This Strategy includes a particular focus on Aboriginal and Torres Strait Islander people, who experience significantly higher levels of family violence, especially women and children. The violence used against Aboriginal victim survivors is perpetrated by both Aboriginal and non-Aboriginal men, and compounded by experiences of racism and marginalisation. While this violence also has gendered patterns, disproportionately affecting Aboriginal and Torres Strait Islander women and their children, there are other factors at play, deeply rooted in the impacts of colonisation and violent dispossession, particularly the loss of land and culture and the high levels of intergenerational trauma experienced by Aboriginal women, men, children, families and communities.[1]

Language in this Strategy

Family violence, as described in Ending family violence: Victoria’s plan for change, occurs when a perpetrator exercises power and control over another person. It involves coercive and abusive behaviours by the perpetrator that are designed to intimidate, humiliate, undermine and isolate, resulting in fear and insecurity. It can include physical, sexual, psychological, emotional and spiritual violence, and financial/economic abuse and control. While both men and women can be perpetrators or victims, intimate partner violence by men against women is the most common form of family violence.

Family means different things to different Victorians. Our use of the term ‘families’ is all-encompassing. It acknowledges the variety of relationships and structures that can make up family units and kinship networks, and the range of ways family violence can be experienced, including through family-like or carer relationships and other interpersonal relationships, and across all genders and sexualities.
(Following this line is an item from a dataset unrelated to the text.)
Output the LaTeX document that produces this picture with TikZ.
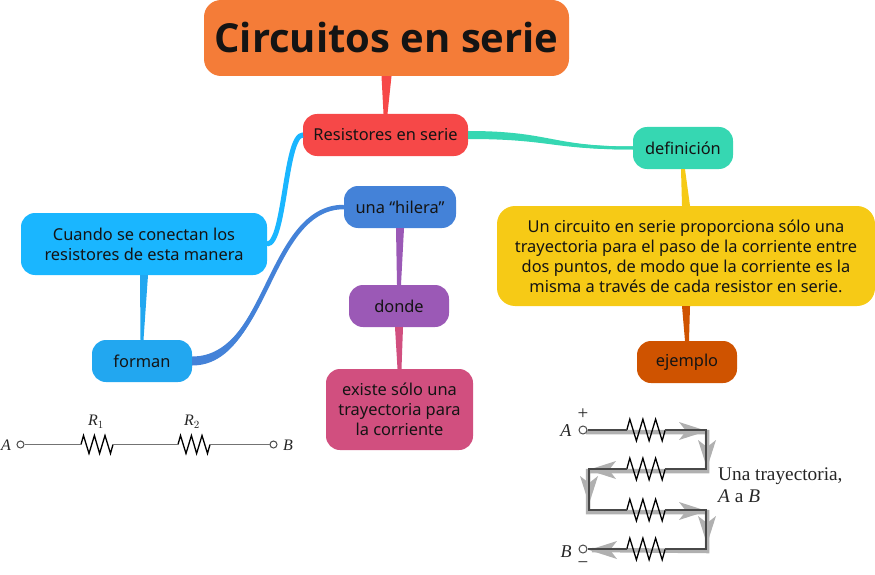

The Royal Commission into Family Violence

The Royal Commission into Family Violence was established in the wake of a series of family violence-related deaths in Victoria. The Royal Commission report was tabled in parliament on 30 March 2016. The report outlined the value of prevention as a key part of the response to family violence. Recommendation 187 of the Royal Commission’s report was that:

The Victorian Government ensure that the [Royal] Commission’s recommended Statewide Family Violence Action Plan includes a primary prevention strategy [within 12 months] that should:

·  be implemented through a series of three-year action cycles

·  refer to actions to be taken and be accompanied by performance measures

·  guide and be guided by the Victorian Government’s Gender Equality Strategy

·  be supported by dedicated funding for family violence primary prevention.
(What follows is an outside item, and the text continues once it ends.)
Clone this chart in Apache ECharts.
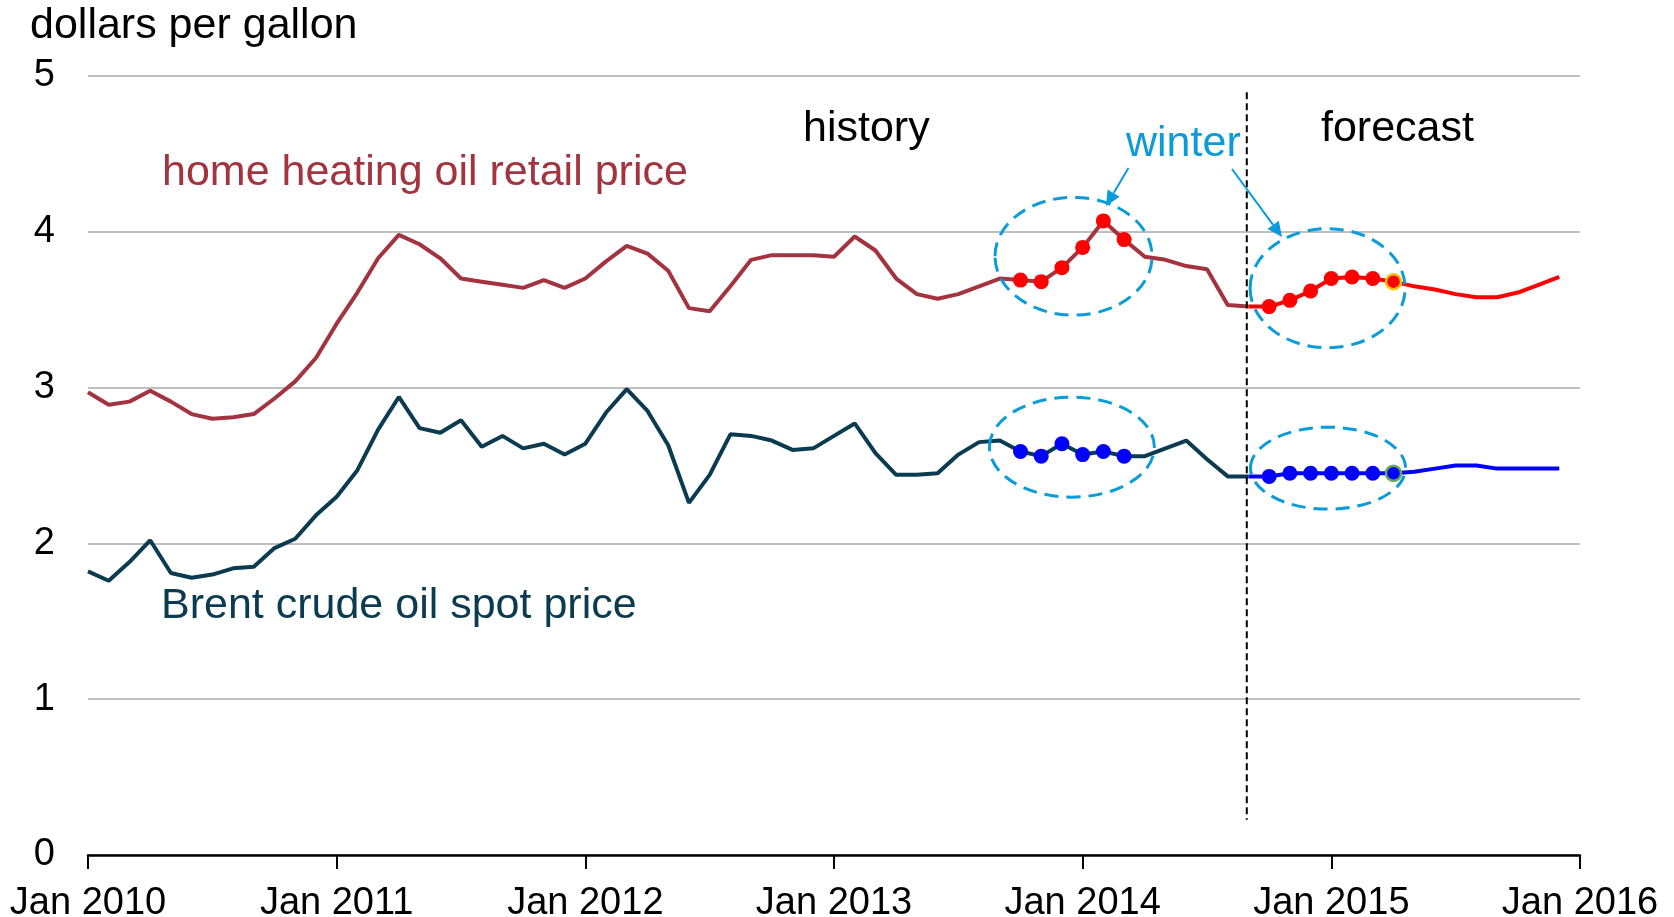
<!DOCTYPE html>
<html>
<head>
<meta charset="utf-8">
<script src="https://cdn.jsdelivr.net/npm/echarts@6/dist/echarts.min.js"></script>
<style>
html,body{margin:0;padding:0;background:#ffffff;}
#c{width:1674px;height:917px;}
</style>
</head>
<body>
<div id="c"></div>
<script>
// ---------- data ----------
const monthNames = ['Jan','Feb','Mar','Apr','May','Jun','Jul','Aug','Sep','Oct','Nov','Dec'];
const years = [2010, 2011, 2012, 2013, 2014, 2015];
const months = [];
years.forEach(y => monthNames.forEach(m => months.push(m + ' ' + y)));
months.push('Jan 2016');

const yTicks = [0, 1, 2, 3, 4, 5];

// Jan 2010 - Sep 2014
const heatingOilHistory = [
  2.97, 2.89, 2.91, 2.98, 2.91, 2.83, 2.80, 2.81, 2.83, 2.93, 3.04, 3.19,
  3.41, 3.61, 3.83, 3.98, 3.92, 3.83, 3.70, 3.68, 3.66, 3.64, 3.69, 3.64,
  3.70, 3.81, 3.91, 3.86, 3.75, 3.51, 3.49, 3.65, 3.82, 3.85, 3.85, 3.85,
  3.84, 3.97, 3.88, 3.70, 3.60, 3.57, 3.60, 3.65, 3.70, 3.69, 3.68, 3.77,
  3.90, 4.07, 3.95, 3.84, 3.82, 3.78, 3.76, 3.53, 3.52
];
// Sep 2014 - Dec 2015
const heatingOilForecast = [
  3.52, 3.52, 3.56, 3.62,
  3.70, 3.71, 3.70, 3.68, 3.65, 3.63, 3.60, 3.58, 3.58, 3.61, 3.66, 3.71
];
// Jan 2010 - Sep 2014
const brentHistory = [
  1.82, 1.76, 1.88, 2.02, 1.81, 1.78, 1.80, 1.84, 1.85, 1.97, 2.03, 2.18,
  2.30, 2.47, 2.73, 2.94, 2.74, 2.71, 2.79, 2.62, 2.69, 2.61, 2.64, 2.57,
  2.64, 2.84, 2.99, 2.85, 2.63, 2.26, 2.44, 2.70, 2.69, 2.66, 2.60, 2.61,
  2.69, 2.77, 2.58, 2.44, 2.44, 2.45, 2.57, 2.65, 2.66, 2.59, 2.56, 2.64,
  2.57, 2.59, 2.56, 2.56, 2.61, 2.66, 2.54, 2.43, 2.43
];
// Sep 2014 - Dec 2015
const brentForecast = [
  2.43, 2.43, 2.45, 2.45,
  2.45, 2.45, 2.45, 2.45, 2.46, 2.48, 2.50, 2.50, 2.48, 2.48, 2.48, 2.48
];
const forecastStart = 'Sep 2014';
const winterHistory = ['Oct 2013','Nov 2013','Dec 2013','Jan 2014','Feb 2014','Mar 2014'];
const winterForecast = ['Oct 2014','Nov 2014','Dec 2014','Jan 2015','Feb 2015','Mar 2015','Apr 2015'];

// ---------- build series data ----------
const fStart = months.indexOf(forecastStart);
function padHistory(arr) { return months.map((m, i) => i < arr.length ? arr[i] : null); }
function padForecast(arr) { return months.map((m, i) => (i >= fStart && i - fStart < arr.length) ? arr[i - fStart] : null); }
const hoFull = months.map((m, i) => i < fStart ? heatingOilHistory[i] : heatingOilForecast[i - fStart]);
const brFull = months.map((m, i) => i < fStart ? brentHistory[i] : brentForecast[i - fStart]);
function markers(list, full, lastBorder) {
  return list.map((m, k) => {
    const item = { value: [m, full[months.indexOf(m)]] };
    if (lastBorder && k === list.length - 1) item.itemStyle = { borderColor: lastBorder, borderWidth: 2.5 };
    return item;
  });
}

const FONT = '"Liberation Sans", Arial, Helvetica, sans-serif';
const C_HO = '#A3343F';
const C_BR = '#0B3B50';
const C_RED = '#FF0000';
const C_BLUE = '#0000FF';
const C_ANN = '#0A9BD8';

const chart = echarts.init(document.getElementById('c'), null, { renderer: 'canvas' });

chart.setOption({
  animation: false,
  backgroundColor: '#ffffff',
  grid: { left: 88, right: 94, top: 76, bottom: 62, containLabel: false, outerBoundsMode: 'none' },
  xAxis: {
    type: 'category',
    data: months,
    boundaryGap: false,
    axisLine: { show: true, lineStyle: { color: '#000000', width: 2.5 } },
    axisTick: { show: true, interval: 11, length: 14, lineStyle: { color: '#000000', width: 2 } },
    axisLabel: { show: true, interval: 11, margin: 30, fontFamily: FONT, fontSize: 38, color: '#000000' },
    splitLine: { show: false }
  },
  yAxis: {
    type: 'value',
    min: yTicks[0],
    max: yTicks[yTicks.length - 1],
    interval: 1,
    axisLine: { show: false },
    axisTick: { show: false },
    axisLabel: { margin: 33, fontFamily: FONT, fontSize: 38, color: '#000000', padding: [4, 0, 0, 0] },
    splitLine: { show: true, lineStyle: { color: '#BFBFBF', width: 2 } }
  },
  series: [
    { name: 'home heating oil retail price', type: 'line', data: padHistory(heatingOilHistory),
      symbol: 'none', lineStyle: { color: C_HO, width: 4 }, itemStyle: { color: C_HO }, z: 3 },
    { name: 'home heating oil forecast', type: 'line', data: padForecast(heatingOilForecast),
      symbol: 'none', lineStyle: { color: C_RED, width: 4 }, itemStyle: { color: C_RED }, z: 3 },
    { name: 'Brent crude oil spot price', type: 'line', data: padHistory(brentHistory),
      symbol: 'none', lineStyle: { color: C_BR, width: 4 }, itemStyle: { color: C_BR }, z: 3 },
    { name: 'Brent forecast', type: 'line', data: padForecast(brentForecast),
      symbol: 'none', lineStyle: { color: C_BLUE, width: 4 }, itemStyle: { color: C_BLUE }, z: 3 },
    { name: 'heating oil winter', type: 'scatter', symbol: 'circle', symbolSize: 15,
      data: markers(winterHistory, hoFull).concat(markers(winterForecast, hoFull, '#FFC000')),
      itemStyle: { color: C_RED, opacity: 1 }, z: 4 },
    { name: 'Brent winter', type: 'scatter', symbol: 'circle', symbolSize: 15,
      data: markers(winterHistory, brFull).concat(markers(winterForecast, brFull, '#6AA84F')),
      itemStyle: { color: C_BLUE, opacity: 1 }, z: 4 }
  ]
});

// ---------- annotations ----------
function toPx(idx, val) {
  const a = chart.convertToPixel({ gridIndex: 0 }, [0, 0]);
  const b = chart.convertToPixel({ gridIndex: 0 }, [months.length - 1, 5]);
  return [a[0] + (b[0] - a[0]) * idx / (months.length - 1), a[1] + (b[1] - a[1]) * val / 5];
}
const a0 = toPx(0, 0), a1 = toPx(1, 1);
const pxPerMonth = a1[0] - a0[0], pxPerUnit = a0[1] - a1[1];

// ellipses around winter months, in data units (month index, value)
const ellipses = [
  { idx: 47.56, val: 3.843, rx: 3.79, ry: 0.378 },
  { idx: 59.82, val: 3.638, rx: 3.74, ry: 0.382 },
  { idx: 47.48, val: 2.618, rx: 3.98, ry: 0.321 },
  { idx: 59.84, val: 2.483, rx: 3.74, ry: 0.263 }
];
const graphics = [];
ellipses.forEach(e => {
  const c = toPx(e.idx, e.val);
  graphics.push({ type: 'ellipse', z: 100,
    shape: { cx: c[0], cy: c[1], rx: e.rx * pxPerMonth, ry: e.ry * pxPerUnit },
    style: { fill: null, stroke: C_ANN, lineWidth: 3, lineDash: [14, 8] } });
});

// history / forecast divider
const divTop = toPx(55.92, 4.895), divBot = toPx(55.92, 0.226);
graphics.push({ type: 'line', z: 100,
  shape: { x1: divTop[0], y1: divTop[1], x2: divBot[0], y2: divBot[1] },
  style: { stroke: '#000000', lineWidth: 2, lineDash: [7, 4] } });

function arrow(x1, y1, x2, y2) {
  const dx = x2 - x1, dy = y2 - y1, L = Math.hypot(dx, dy), ux = dx / L, uy = dy / L;
  const hl = 15, hw = 7;
  const bx = x2 - ux * hl, by = y2 - uy * hl;
  graphics.push({ type: 'line', z: 100, shape: { x1: x1, y1: y1, x2: bx, y2: by },
    style: { stroke: C_ANN, lineWidth: 2 } });
  graphics.push({ type: 'polygon', z: 100,
    shape: { points: [[x2, y2], [bx - uy * hw, by + ux * hw], [bx + uy * hw, by - ux * hw]] },
    style: { fill: C_ANN } });
}
arrow(1128.5, 168, 1106, 206);
arrow(1232, 169, 1282, 237);

function label(text, x, y, color) {
  graphics.push({ type: 'text', z: 100, x: x, y: y,
    style: { text: text, font: '43px ' + FONT, fill: color, align: 'left', verticalAlign: 'middle' } });
}
label('dollars per gallon', 30, 26, '#000000');
label('home heating oil retail price', 162, 173, C_HO);
label('Brent crude oil spot price', 161, 606, C_BR);
label('history', 803, 129, '#000000');
label('forecast', 1321, 129, '#000000');
label('winter', 1126, 144, C_ANN);

chart.setOption({ graphic: { elements: graphics } });
</script>
</body>
</html>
This Strategy is part of Ending family violence: Victoria’s plan for change.

The definition of family violence for Aboriginal people is broader than that for non-Aboriginal people. The Victorian Indigenous Family Violence Task Force defined family violence as ‘an issue focused around a wide range of physical, emotional, sexual, social, spiritual, cultural, psychological and economic abuses that occur within families, intimate relationships, extended families, kinship networks and communities. It extends to one-on-one fighting, abuse of Indigenous community workers as well as self-harm, injury and suicide.’ The definition also acknowledges the spiritual and cultural perpetration of violence by non-Aboriginal people against Aboriginal partners which manifests as exclusion or isolation from Aboriginal culture and/or community.
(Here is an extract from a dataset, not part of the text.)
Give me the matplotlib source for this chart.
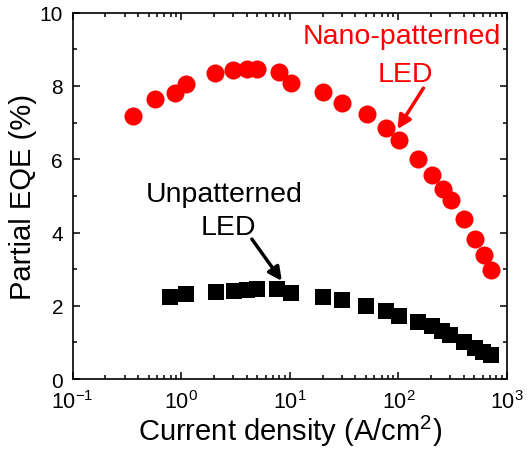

Violence against women, as defined by the United Nations Declaration on the Elimination of Violence against Women (1993), is any act of gender-based violence that causes or could cause physical, sexual or psychological harm or suffering to women, including threats of harm or coercion, in public or in private life. This definition encompasses all forms of violence that women experience (including physical, sexual, emotional, cultural/spiritual, financial and others) that are gender-based.

Intersectionality – Diversity within the Victorian population means that people’s lives are complex and not defined by any single factor. People’s experiences are shaped by the intersection of a number of social conditions such as gender, class, ethnicity, ability, sexuality, gender identity, religion and age. Each of these factors, or identity attributes, influences and has an impact on our lives and our experiences. Social structures and systems, and the way they intersect, play a large role in creating social conditions that result in power and privilege or discrimination and oppression, thus shaping the ways in which people experience inequality, disadvantage and violence.

This Strategy outlines a primary prevention approach – that is, a long-term agenda that aims to prevent violence from ever happening in the first place. Primary prevention works by identifying the deep underlying causes of violence – the social norms, structures and practices that influence individual attitudes and behaviours – and acting across the whole population to change these, not just the behaviour of perpetrators. Primary prevention is distinct from early intervention and crisis response activities (also known as secondary and tertiary response) that aim to stop violence from escalating or recurring. An effective primary prevention approach will support and complement early intervention and crisis response efforts activities by reducing pressure on these other parts of the system.

For more detail about the terms in this Strategy, refer to the glossary (pp. 54–58).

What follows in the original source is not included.